Indovoices.com –Pernikahan menjadi iming-iming kelompok Jamaah Ansharut Daulah (JAD) menggaet calon kader perempuan masuk ke kelompok teroris ini.
Seperti dikutip dari Majalah Tempo edisi 11 April 2021, salah satu korban adalah Wahidah, bukan nama sebenarnya. Kepada Tempo, Wahidah bercerita, mulanya ia berkenalan dengan seseorang bernama Abu Nakir Shaab melalui grup pengajian komunitas Melayu Singapura dan Malaysia di Facebook dan Telegram. Saat itu, ia tengah dilanda galau akibat putus cinta, dan ingin ‘melarikan diri’ dengan memperdalam ilmu agama.
Naas, oleh Abu Nakir, ia disusupi paham-paham ISIS. “Halal darahnya orang-orang yang tidak sepahaman dengan ISIS,” ucap Wahidah menirukan Abu Nakir, saat diwawancarai Tempo.
Singkatnya, ia akan dinikahi jika bersedia ikut Abu Nakir berperang bersama milisi ISIS di Suriah. Wahidah mengaku sempat terbuai. Bahkan, karena rutin berkomunikasi, ia dan Abu Nakir menggunakan nama panggilan ‘Abi’ dan ‘Umi’.
Sejak paham ISIS masuk ke Indonesia pada 2015, jumlah perempuan yang nyemplung di pusaran terorisme bertambah. Perannya pun beragam. Mulai dari penyebar ideologi, penyandang dana, perakit bom, hingga pelaku aksi.

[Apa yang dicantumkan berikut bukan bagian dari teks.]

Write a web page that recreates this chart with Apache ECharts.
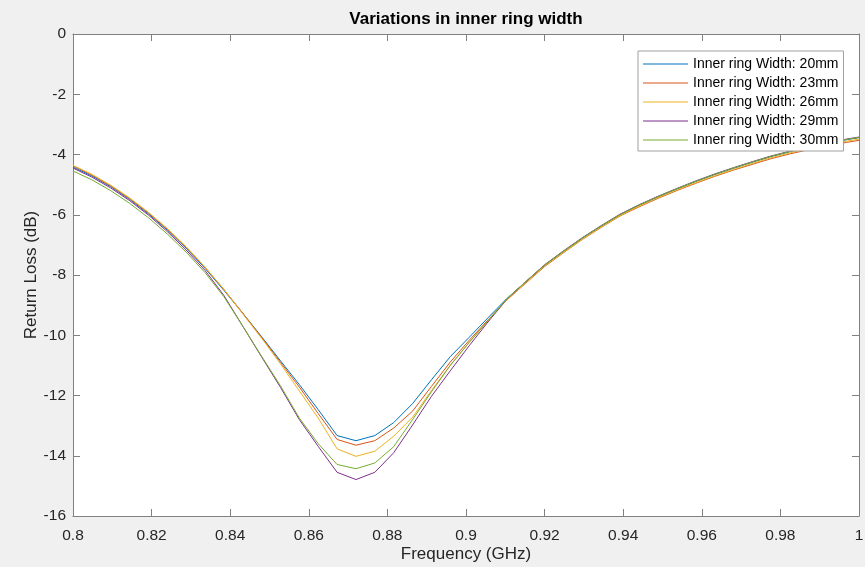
<!DOCTYPE html>
<html><head><meta charset="utf-8">
<script src="https://cdn.jsdelivr.net/npm/echarts@6/dist/echarts.min.js"></script>
<style>html,body{margin:0;padding:0;background:#f0f0f0}#c{width:865px;height:567px}</style>
</head><body><div id="c"></div>
<script>
// Frequency samples (GHz)
const freq = [0.8000,0.8048,0.8096,0.8144,0.8192,0.8240,0.8288,0.8336,0.8384,0.8432,
  0.8480,0.8528,0.8576,0.8624,0.8672,0.8720,0.8768,0.8816,0.8864,0.8912,
  0.8960,0.9008,0.9056,0.9104,0.9152,0.9200,0.9248,0.9296,0.9344,0.9392,
  0.9440,0.9488,0.9536,0.9584,0.9632,0.9680,0.9728,0.9776,0.9824,0.9872,
  0.9920,0.9968,1.0000];
// Return loss (dB) per inner ring width
const w20 = [-4.42,-4.71,-5.07,-5.49,-5.97,-6.51,-7.11,-7.78,-8.51,-9.27,
  -10.05,-10.85,-11.64,-12.47,-13.33,-13.50,-13.33,-12.90,-12.27,-11.48,
  -10.71,-10.07,-9.42,-8.78,-8.23,-7.68,-7.22,-6.78,-6.38,-6.00,
  -5.69,-5.41,-5.15,-4.90,-4.67,-4.46,-4.26,-4.07,-3.91,-3.76,
  -3.63,-3.51,-3.44];
const w23 = [-4.38,-4.68,-5.04,-5.46,-5.94,-6.48,-7.08,-7.75,-8.48,-9.27,
  -10.07,-10.90,-11.72,-12.60,-13.46,-13.65,-13.50,-13.08,-12.52,-11.70,
  -10.89,-10.17,-9.49,-8.83,-8.27,-7.72,-7.26,-6.82,-6.42,-6.04,
  -5.74,-5.46,-5.20,-4.96,-4.73,-4.52,-4.33,-4.14,-3.98,-3.84,
  -3.71,-3.60,-3.53];
const w26 = [-4.36,-4.66,-5.02,-5.44,-5.92,-6.46,-7.06,-7.74,-8.48,-9.29,
  -10.10,-10.95,-11.85,-12.75,-13.77,-14.02,-13.85,-13.35,-12.72,-11.84,
  -11.00,-10.24,-9.52,-8.82,-8.25,-7.70,-7.25,-6.81,-6.41,-6.03,
  -5.72,-5.44,-5.18,-4.94,-4.71,-4.50,-4.30,-4.11,-3.95,-3.80,
  -3.68,-3.56,-3.49];
const w29 = [-4.45,-4.75,-5.11,-5.53,-6.01,-6.56,-7.17,-7.85,-8.68,-9.70,
  -10.72,-11.73,-12.80,-13.69,-14.55,-14.79,-14.55,-13.90,-12.98,-12.03,
  -11.18,-10.35,-9.56,-8.80,-8.22,-7.66,-7.20,-6.76,-6.36,-5.98,
  -5.67,-5.39,-5.13,-4.88,-4.65,-4.44,-4.24,-4.05,-3.89,-3.74,
  -3.61,-3.49,-3.42];
const w30 = [-4.55,-4.84,-5.20,-5.62,-6.10,-6.64,-7.24,-7.92,-8.72,-9.70,
  -10.70,-11.68,-12.75,-13.60,-14.29,-14.43,-14.24,-13.70,-12.80,-11.88,
  -11.00,-10.24,-9.52,-8.79,-8.22,-7.67,-7.21,-6.77,-6.37,-5.99,
  -5.68,-5.40,-5.14,-4.89,-4.66,-4.45,-4.25,-4.06,-3.90,-3.75,
  -3.62,-3.50,-3.43];
const seriesNames = ['Inner ring Width: 20mm','Inner ring Width: 23mm','Inner ring Width: 26mm','Inner ring Width: 29mm','Inner ring Width: 30mm'];
const seriesValues = [w20, w23, w26, w29, w30];
const colors = ['#0072BD','#D95319','#EDB120','#7E2F8E','#77AC30'];
const xRange = [0.8, 1.0, 0.02];
const yRange = [-16, 0, 2];
const titleText = 'Variations in inner ring width';
const xName = 'Frequency (GHz)';
const yName = 'Return Loss (dB)';

const FONT = 'Liberation Sans, Arial, Helvetica, sans-serif';
const axisCol = '#808080';
const txtCol = '#262626';
function xFmt(v){ return String(+v.toFixed(2)); }
function mkAxis(extra){
  return Object.assign({
    type:'value',
    axisLine:{show:true, onZero:false, lineStyle:{color:axisCol, width:1}},
    axisTick:{show:true, inside:true, length:7, lineStyle:{color:axisCol, width:1}},
    splitLine:{show:false},
    nameMoveOverlap:false,
  }, extra);
}
const chart = echarts.init(document.getElementById('c'), null, {renderer:'canvas'});
chart.setOption({
  animation:false,
  backgroundColor:'#f0f0f0',
  textStyle:{fontFamily:FONT},
  title:{text:titleText, left:466, top:11, textAlign:'center', padding:0,
    textStyle:{fontSize:17, fontWeight:'bold', color:'#000', fontFamily:FONT}},
  grid:{left:73, right:6, top:34, bottom:51, show:true, backgroundColor:'#fff', borderWidth:0,
    containLabel:false, outerBoundsMode:'none'},
  legend:{left:638, top:51, orient:'vertical', backgroundColor:'#fff', borderColor:'#a0a0a0', borderWidth:1,
    padding:[6,5,4,5], icon:'rect', itemWidth:45, itemHeight:1, itemGap:5,
    textStyle:{fontSize:14, color:'#000', lineHeight:14, fontFamily:FONT},
    data:seriesNames},
  xAxis:[
    mkAxis({position:'bottom', min:xRange[0], max:xRange[1], interval:xRange[2],
      axisLabel:{color:txtCol, fontSize:15.5, margin:12, formatter:xFmt, fontFamily:FONT},
      name:xName, nameLocation:'middle', nameGap:30,
      nameTextStyle:{fontSize:17, color:txtCol, fontFamily:FONT}}),
    mkAxis({position:'top', min:xRange[0], max:xRange[1], interval:xRange[2], axisLabel:{show:false}})
  ],
  yAxis:[
    mkAxis({position:'left', min:yRange[0], max:yRange[1], interval:yRange[2],
      axisLabel:{color:txtCol, fontSize:15.5, margin:7, fontFamily:FONT},
      name:yName, nameLocation:'middle', nameGap:33,
      nameTextStyle:{fontSize:17, color:txtCol, fontFamily:FONT}}),
    mkAxis({position:'right', min:yRange[0], max:yRange[1], interval:yRange[2], axisLabel:{show:false}})
  ],
  series: seriesNames.map((n,i)=>({
    name:n, type:'line', xAxisIndex:0, yAxisIndex:0, symbol:'none', smooth:false,
    lineStyle:{color:colors[i], width:1}, itemStyle:{color:colors[i]},
    data: freq.map((f,j)=>[f, seriesValues[i][j]])
  }))
});
</script></body></html>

Peneliti Hukum dan HAM Lembaga Penelitian, Pendidikan dan Penerangan Ekonomi dan Sosial (LP3ES) Milda Istiqomah mengatakan, sebelum 2016, perempuan terlibat sebagai pembawa pesan, perekrutan, mobilisasi dan alat propaganda, serta regenerasi ideologi. “Selama kurun waktu 15 tahun mereka lebih di balik layar,” kata Milda pada 2 April 2021.